Last month, I watched my friend’s mother try to follow a rapid-fire text thread about Easter plans. She finally just called her daughter and asked, “So am I supposed to come or not?”

4. The grandchildren’s visits become scheduled instead of spontaneous

When grandparents drive, grandchildren appear. They show up after school, on weekends, during summer breaks. The door is always open because they know Grandma and Grandpa can always come get them.

Once the driving stops, visits require coordination. Parents have to arrange transportation. Calendars get consulted. What used to be “I’m going to Grandma’s” becomes “We’ll try to visit Grandma next weekend if soccer practice doesn’t run late.”

The spontaneous joy of unexpected grandchildren at your door gets replaced by planned visits that feel more like appointments. Every grandparent I know mourns this loss privately, even when they understand the logistics.

5. The family recipes get made differently or not at all

Grandma’s famous stuffing. Grandpa’s special marinade. These aren’t just recipes; they’re edible memories, love served on a plate.

But when someone else takes over cooking, even with the exact same recipe, it’s different. Sometimes the recipes get “improved” with healthier ingredients.

Sometimes they’re deemed too complicated and get replaced entirely. Sometimes they just get forgotten because nobody thought to ask for the recipe in time.

I think about my wife’s dinner rolls.
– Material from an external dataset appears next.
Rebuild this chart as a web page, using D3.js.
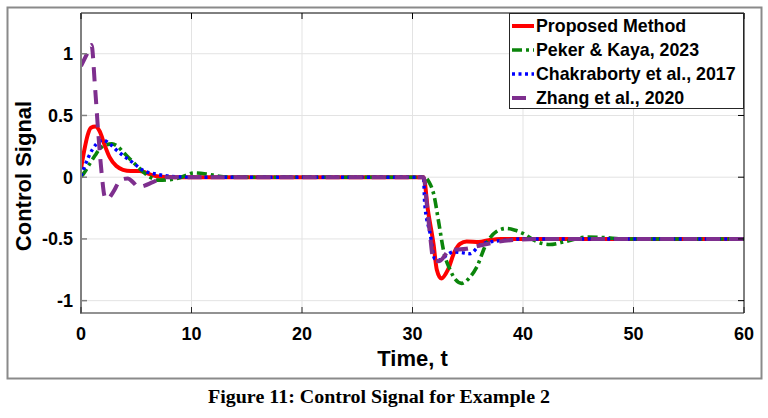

She made them for every family dinner for years. I have the recipe. I’ve made them dozens of times.

My grandkids like them. But they don’t lean in to smell them the same way, don’t fight over the last one, don’t remember them the next day. The magic wasn’t in the ingredients. It was in her hands making them.

6. The house becomes a museum of a livelier past

Walk into a grandparent’s home after they stop hosting, and you’ll feel it.

The dining room table that once barely contained the chaos now holds a single poinsettia. The kitchen that produced feasts now sees mostly microwave dinners. The spare bedrooms, once fighting grounds for cousins, collect dust.

The house becomes a shrine to busier times. Every corner holds a ghost of a gathering. The energy that once filled every room retreats to just the spaces they still use. It’s not sad, exactly. But it’s heavy with the weight of what was.

7. The definition of “family gathering” shrinks without anyone admitting it

It starts with good intentions. “Let’s not overwhelm them.” “They need their rest.” “We’ll keep it small.”

Bit by bit, the guest list gets edited. The cousins who live far away stop making the trip. The family friends who always joined get redirected to other celebrations. What once was twenty-five people becomes fifteen, then ten, then just the immediate family.

Nobody means for it to happen. Everyone has reasonable excuses. But the grandparents notice. They notice the quieter table, the fewer cars in the driveway, the lack of chaos they once complained about but now desperately miss.

Final thoughts

These changes aren’t cruel or intentional. They’re the natural progression of life, as inevitable as gray hair and reading glasses. But acknowledging them, talking about them, that’s how we honor what was while adapting to what is.

Maybe this year, drive to them even if they can’t drive to you. Make the effort that’s now harder for them to make. Because one day, you’ll be the one no longer behind the wheel, wondering if you’re still worth the trip.

You are. You always were. Sometimes we just forget to say it out loud.